-- Begin --
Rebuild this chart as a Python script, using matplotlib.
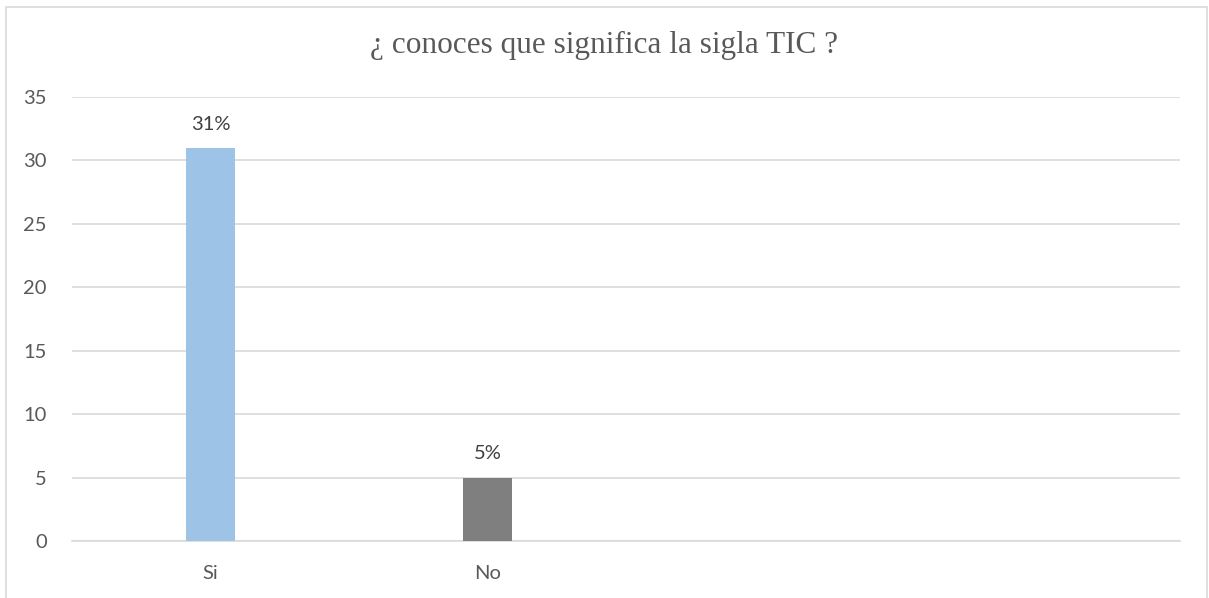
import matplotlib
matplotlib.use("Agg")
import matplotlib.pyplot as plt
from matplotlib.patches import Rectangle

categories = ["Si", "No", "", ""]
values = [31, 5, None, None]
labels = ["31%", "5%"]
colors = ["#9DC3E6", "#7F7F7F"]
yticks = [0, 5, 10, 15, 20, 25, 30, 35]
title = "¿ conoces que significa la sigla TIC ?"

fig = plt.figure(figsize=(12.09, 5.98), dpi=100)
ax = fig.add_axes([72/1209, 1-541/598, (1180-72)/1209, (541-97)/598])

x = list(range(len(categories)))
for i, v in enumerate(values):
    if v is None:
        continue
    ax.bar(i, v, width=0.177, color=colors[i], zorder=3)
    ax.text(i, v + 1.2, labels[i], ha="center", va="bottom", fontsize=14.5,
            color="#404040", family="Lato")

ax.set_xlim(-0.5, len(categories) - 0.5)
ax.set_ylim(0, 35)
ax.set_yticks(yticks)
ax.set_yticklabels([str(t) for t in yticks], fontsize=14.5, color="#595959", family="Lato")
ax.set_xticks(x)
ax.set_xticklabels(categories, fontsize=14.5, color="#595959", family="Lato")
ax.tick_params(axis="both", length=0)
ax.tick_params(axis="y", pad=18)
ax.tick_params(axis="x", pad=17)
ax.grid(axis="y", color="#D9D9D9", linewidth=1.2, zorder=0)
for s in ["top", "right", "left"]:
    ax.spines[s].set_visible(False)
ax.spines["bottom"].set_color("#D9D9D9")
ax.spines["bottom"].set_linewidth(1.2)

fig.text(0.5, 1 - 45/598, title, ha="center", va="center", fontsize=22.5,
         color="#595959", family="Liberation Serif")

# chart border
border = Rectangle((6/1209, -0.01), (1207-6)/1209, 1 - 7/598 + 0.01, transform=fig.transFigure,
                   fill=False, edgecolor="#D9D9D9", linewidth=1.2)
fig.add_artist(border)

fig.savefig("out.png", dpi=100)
-- End --
# [PROMPT]
Gather every line containing the word "matplotlib" and copy it.

# [IN RESPONSE]
Rebuild this chart as a Python script, using matplotlib.
import matplotlib
matplotlib.use("Agg")
import matplotlib.pyplot as plt
from matplotlib.patches import Rectangle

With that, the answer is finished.